Code that draws figures:
# # # # # # #

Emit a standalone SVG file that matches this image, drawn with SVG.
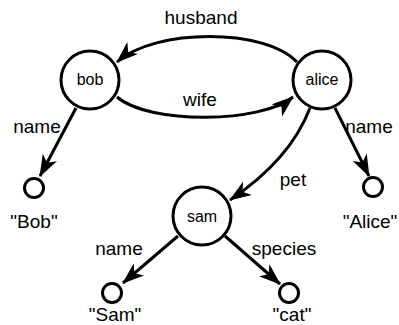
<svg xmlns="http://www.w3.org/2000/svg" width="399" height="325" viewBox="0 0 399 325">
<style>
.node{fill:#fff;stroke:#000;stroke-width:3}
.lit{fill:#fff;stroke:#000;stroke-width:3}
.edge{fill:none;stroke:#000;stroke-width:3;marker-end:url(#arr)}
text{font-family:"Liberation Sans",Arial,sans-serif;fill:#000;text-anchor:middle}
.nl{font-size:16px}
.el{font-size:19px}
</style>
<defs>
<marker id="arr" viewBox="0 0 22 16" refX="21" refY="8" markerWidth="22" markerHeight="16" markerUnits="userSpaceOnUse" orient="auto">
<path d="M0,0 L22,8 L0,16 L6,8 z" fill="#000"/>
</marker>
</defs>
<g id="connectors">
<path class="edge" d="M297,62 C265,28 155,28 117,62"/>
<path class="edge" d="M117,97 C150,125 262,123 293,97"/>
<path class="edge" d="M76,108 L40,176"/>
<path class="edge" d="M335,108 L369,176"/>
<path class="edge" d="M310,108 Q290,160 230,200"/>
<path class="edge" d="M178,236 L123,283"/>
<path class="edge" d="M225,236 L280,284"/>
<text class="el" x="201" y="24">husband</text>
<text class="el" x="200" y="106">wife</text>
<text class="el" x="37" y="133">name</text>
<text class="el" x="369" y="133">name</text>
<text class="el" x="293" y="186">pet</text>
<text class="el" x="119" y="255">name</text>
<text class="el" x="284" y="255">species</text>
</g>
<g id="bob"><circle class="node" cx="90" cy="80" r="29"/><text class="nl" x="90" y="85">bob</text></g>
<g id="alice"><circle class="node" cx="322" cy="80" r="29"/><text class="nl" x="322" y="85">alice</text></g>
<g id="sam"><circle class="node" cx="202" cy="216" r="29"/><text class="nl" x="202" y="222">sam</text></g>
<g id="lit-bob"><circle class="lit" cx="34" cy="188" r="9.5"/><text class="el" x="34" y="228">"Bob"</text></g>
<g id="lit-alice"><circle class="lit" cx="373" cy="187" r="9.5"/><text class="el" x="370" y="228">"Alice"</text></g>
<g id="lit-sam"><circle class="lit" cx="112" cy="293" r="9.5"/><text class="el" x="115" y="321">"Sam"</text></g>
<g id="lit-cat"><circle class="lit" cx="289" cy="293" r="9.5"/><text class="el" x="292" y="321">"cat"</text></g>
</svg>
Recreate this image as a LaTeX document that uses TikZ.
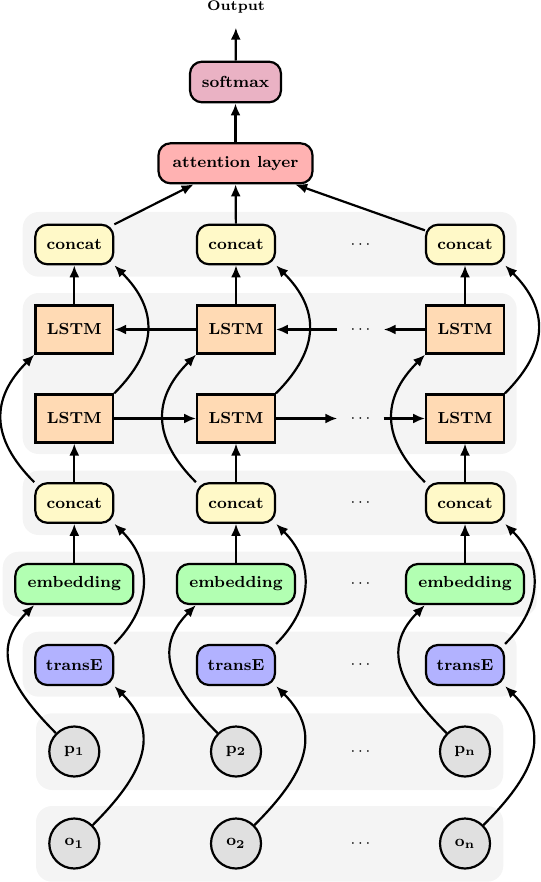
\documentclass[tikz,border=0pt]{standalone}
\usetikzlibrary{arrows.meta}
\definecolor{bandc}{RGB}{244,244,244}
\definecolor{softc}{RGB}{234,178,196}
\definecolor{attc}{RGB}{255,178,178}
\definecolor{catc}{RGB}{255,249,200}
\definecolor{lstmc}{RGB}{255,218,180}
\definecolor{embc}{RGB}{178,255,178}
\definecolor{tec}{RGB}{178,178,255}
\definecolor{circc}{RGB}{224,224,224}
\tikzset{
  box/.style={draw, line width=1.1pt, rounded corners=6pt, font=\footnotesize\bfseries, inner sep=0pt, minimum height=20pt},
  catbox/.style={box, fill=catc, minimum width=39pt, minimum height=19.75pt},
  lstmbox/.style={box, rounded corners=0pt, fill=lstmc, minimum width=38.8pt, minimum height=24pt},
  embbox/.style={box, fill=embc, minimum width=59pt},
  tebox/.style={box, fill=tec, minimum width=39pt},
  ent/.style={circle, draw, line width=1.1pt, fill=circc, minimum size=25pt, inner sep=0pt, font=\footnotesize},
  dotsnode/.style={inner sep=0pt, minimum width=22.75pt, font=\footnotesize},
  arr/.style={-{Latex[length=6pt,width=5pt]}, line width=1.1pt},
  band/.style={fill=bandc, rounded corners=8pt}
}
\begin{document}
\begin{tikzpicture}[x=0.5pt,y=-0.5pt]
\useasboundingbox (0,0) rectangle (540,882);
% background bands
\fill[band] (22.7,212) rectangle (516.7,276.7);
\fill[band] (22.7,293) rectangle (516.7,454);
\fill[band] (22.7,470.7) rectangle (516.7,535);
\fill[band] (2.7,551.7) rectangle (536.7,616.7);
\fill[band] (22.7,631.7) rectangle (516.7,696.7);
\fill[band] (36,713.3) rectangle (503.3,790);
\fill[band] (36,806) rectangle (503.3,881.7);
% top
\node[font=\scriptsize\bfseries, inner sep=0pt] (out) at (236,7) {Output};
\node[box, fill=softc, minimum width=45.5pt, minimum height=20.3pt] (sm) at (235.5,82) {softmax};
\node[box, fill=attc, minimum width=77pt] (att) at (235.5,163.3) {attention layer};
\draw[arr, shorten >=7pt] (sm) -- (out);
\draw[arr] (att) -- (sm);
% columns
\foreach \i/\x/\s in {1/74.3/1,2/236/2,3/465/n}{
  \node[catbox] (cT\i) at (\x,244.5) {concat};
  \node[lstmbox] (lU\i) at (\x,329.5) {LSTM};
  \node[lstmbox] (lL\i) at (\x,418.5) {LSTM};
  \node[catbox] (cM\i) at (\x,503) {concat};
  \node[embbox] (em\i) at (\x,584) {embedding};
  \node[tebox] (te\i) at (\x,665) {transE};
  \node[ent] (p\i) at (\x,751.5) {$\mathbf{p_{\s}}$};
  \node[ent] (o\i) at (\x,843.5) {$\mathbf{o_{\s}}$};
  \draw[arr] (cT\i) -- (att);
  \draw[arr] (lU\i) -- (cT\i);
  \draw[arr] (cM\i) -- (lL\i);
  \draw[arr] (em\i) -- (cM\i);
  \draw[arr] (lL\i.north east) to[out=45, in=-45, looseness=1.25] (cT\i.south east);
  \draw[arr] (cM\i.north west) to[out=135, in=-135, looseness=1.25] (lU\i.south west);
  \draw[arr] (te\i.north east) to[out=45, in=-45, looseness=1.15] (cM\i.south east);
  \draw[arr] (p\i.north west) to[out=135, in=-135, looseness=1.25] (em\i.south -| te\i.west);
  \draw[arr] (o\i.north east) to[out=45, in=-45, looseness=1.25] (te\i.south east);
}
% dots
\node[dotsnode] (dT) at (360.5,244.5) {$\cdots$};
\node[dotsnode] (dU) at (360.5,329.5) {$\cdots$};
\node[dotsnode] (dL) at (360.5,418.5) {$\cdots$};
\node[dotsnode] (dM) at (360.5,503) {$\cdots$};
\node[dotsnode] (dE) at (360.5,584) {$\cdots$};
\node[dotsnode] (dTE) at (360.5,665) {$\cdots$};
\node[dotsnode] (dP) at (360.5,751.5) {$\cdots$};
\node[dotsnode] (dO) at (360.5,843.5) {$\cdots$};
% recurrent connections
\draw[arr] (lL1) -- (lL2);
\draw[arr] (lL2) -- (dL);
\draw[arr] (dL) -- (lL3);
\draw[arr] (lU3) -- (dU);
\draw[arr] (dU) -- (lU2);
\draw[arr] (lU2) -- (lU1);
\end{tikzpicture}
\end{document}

# # # # # # #

◆ STATED GOAL ◆
All the material shown above is to be copied exactly, with no pictures carried over.

◆ COMPLETE ANSWER ◆
Emit a standalone SVG file that matches this image, drawn with SVG.
<svg xmlns="http://www.w3.org/2000/svg" width="399" height="325" viewBox="0 0 399 325">
<style>
.node{fill:#fff;stroke:#000;stroke-width:3}
.lit{fill:#fff;stroke:#000;stroke-width:3}
.edge{fill:none;stroke:#000;stroke-width:3;marker-end:url(#arr)}
text{font-family:"Liberation Sans",Arial,sans-serif;fill:#000;text-anchor:middle}
.nl{font-size:16px}
.el{font-size:19px}
</style>
<defs>
<marker id="arr" viewBox="0 0 22 16" refX="21" refY="8" markerWidth="22" markerHeight="16" markerUnits="userSpaceOnUse" orient="auto">
<path d="M0,0 L22,8 L0,16 L6,8 z" fill="#000"/>
</marker>
</defs>
<g id="connectors">
<path class="edge" d="M297,62 C265,28 155,28 117,62"/>
<path class="edge" d="M117,97 C150,125 262,123 293,97"/>
<path class="edge" d="M76,108 L40,176"/>
<path class="edge" d="M335,108 L369,176"/>
<path class="edge" d="M310,108 Q290,160 230,200"/>
<path class="edge" d="M178,236 L123,283"/>
<path class="edge" d="M225,236 L280,284"/>
<text class="el" x="201" y="24">husband</text>
<text class="el" x="200" y="106">wife</text>
<text class="el" x="37" y="133">name</text>
<text class="el" x="369" y="133">name</text>
<text class="el" x="293" y="186">pet</text>
<text class="el" x="119" y="255">name</text>
<text class="el" x="284" y="255">species</text>
</g>
<g id="bob"><circle class="node" cx="90" cy="80" r="29"/><text class="nl" x="90" y="85">bob</text></g>
<g id="alice"><circle class="node" cx="322" cy="80" r="29"/><text class="nl" x="322" y="85">alice</text></g>
<g id="sam"><circle class="node" cx="202" cy="216" r="29"/><text class="nl" x="202" y="222">sam</text></g>
<g id="lit-bob"><circle class="lit" cx="34" cy="188" r="9.5"/><text class="el" x="34" y="228">"Bob"</text></g>
<g id="lit-alice"><circle class="lit" cx="373" cy="187" r="9.5"/><text class="el" x="370" y="228">"Alice"</text></g>
<g id="lit-sam"><circle class="lit" cx="112" cy="293" r="9.5"/><text class="el" x="115" y="321">"Sam"</text></g>
<g id="lit-cat"><circle class="lit" cx="289" cy="293" r="9.5"/><text class="el" x="292" y="321">"cat"</text></g>
</svg>
Recreate this image as a LaTeX document that uses TikZ.
\documentclass[tikz,border=0pt]{standalone}
\usetikzlibrary{arrows.meta}
\definecolor{bandc}{RGB}{244,244,244}
\definecolor{softc}{RGB}{234,178,196}
\definecolor{attc}{RGB}{255,178,178}
\definecolor{catc}{RGB}{255,249,200}
\definecolor{lstmc}{RGB}{255,218,180}
\definecolor{embc}{RGB}{178,255,178}
\definecolor{tec}{RGB}{178,178,255}
\definecolor{circc}{RGB}{224,224,224}
\tikzset{
  box/.style={draw, line width=1.1pt, rounded corners=6pt, font=\footnotesize\bfseries, inner sep=0pt, minimum height=20pt},
  catbox/.style={box, fill=catc, minimum width=39pt, minimum height=19.75pt},
  lstmbox/.style={box, rounded corners=0pt, fill=lstmc, minimum width=38.8pt, minimum height=24pt},
  embbox/.style={box, fill=embc, minimum width=59pt},
  tebox/.style={box, fill=tec, minimum width=39pt},
  ent/.style={circle, draw, line width=1.1pt, fill=circc, minimum size=25pt, inner sep=0pt, font=\footnotesize},
  dotsnode/.style={inner sep=0pt, minimum width=22.75pt, font=\footnotesize},
  arr/.style={-{Latex[length=6pt,width=5pt]}, line width=1.1pt},
  band/.style={fill=bandc, rounded corners=8pt}
}
\begin{document}
\begin{tikzpicture}[x=0.5pt,y=-0.5pt]
\useasboundingbox (0,0) rectangle (540,882);
% background bands
\fill[band] (22.7,212) rectangle (516.7,276.7);
\fill[band] (22.7,293) rectangle (516.7,454);
\fill[band] (22.7,470.7) rectangle (516.7,535);
\fill[band] (2.7,551.7) rectangle (536.7,616.7);
\fill[band] (22.7,631.7) rectangle (516.7,696.7);
\fill[band] (36,713.3) rectangle (503.3,790);
\fill[band] (36,806) rectangle (503.3,881.7);
% top
\node[font=\scriptsize\bfseries, inner sep=0pt] (out) at (236,7) {Output};
\node[box, fill=softc, minimum width=45.5pt, minimum height=20.3pt] (sm) at (235.5,82) {softmax};
\node[box, fill=attc, minimum width=77pt] (att) at (235.5,163.3) {attention layer};
\draw[arr, shorten >=7pt] (sm) -- (out);
\draw[arr] (att) -- (sm);
% columns
\foreach \i/\x/\s in {1/74.3/1,2/236/2,3/465/n}{
  \node[catbox] (cT\i) at (\x,244.5) {concat};
  \node[lstmbox] (lU\i) at (\x,329.5) {LSTM};
  \node[lstmbox] (lL\i) at (\x,418.5) {LSTM};
  \node[catbox] (cM\i) at (\x,503) {concat};
  \node[embbox] (em\i) at (\x,584) {embedding};
  \node[tebox] (te\i) at (\x,665) {transE};
  \node[ent] (p\i) at (\x,751.5) {$\mathbf{p_{\s}}$};
  \node[ent] (o\i) at (\x,843.5) {$\mathbf{o_{\s}}$};
  \draw[arr] (cT\i) -- (att);
  \draw[arr] (lU\i) -- (cT\i);
  \draw[arr] (cM\i) -- (lL\i);
  \draw[arr] (em\i) -- (cM\i);
  \draw[arr] (lL\i.north east) to[out=45, in=-45, looseness=1.25] (cT\i.south east);
  \draw[arr] (cM\i.north west) to[out=135, in=-135, looseness=1.25] (lU\i.south west);
  \draw[arr] (te\i.north east) to[out=45, in=-45, looseness=1.15] (cM\i.south east);
  \draw[arr] (p\i.north west) to[out=135, in=-135, looseness=1.25] (em\i.south -| te\i.west);
  \draw[arr] (o\i.north east) to[out=45, in=-45, looseness=1.25] (te\i.south east);
}
% dots
\node[dotsnode] (dT) at (360.5,244.5) {$\cdots$};
\node[dotsnode] (dU) at (360.5,329.5) {$\cdots$};
\node[dotsnode] (dL) at (360.5,418.5) {$\cdots$};
\node[dotsnode] (dM) at (360.5,503) {$\cdots$};
\node[dotsnode] (dE) at (360.5,584) {$\cdots$};
\node[dotsnode] (dTE) at (360.5,665) {$\cdots$};
\node[dotsnode] (dP) at (360.5,751.5) {$\cdots$};
\node[dotsnode] (dO) at (360.5,843.5) {$\cdots$};
% recurrent connections
\draw[arr] (lL1) -- (lL2);
\draw[arr] (lL2) -- (dL);
\draw[arr] (dL) -- (lL3);
\draw[arr] (lU3) -- (dU);
\draw[arr] (dU) -- (lU2);
\draw[arr] (lU2) -- (lU1);
\end{tikzpicture}
\end{document}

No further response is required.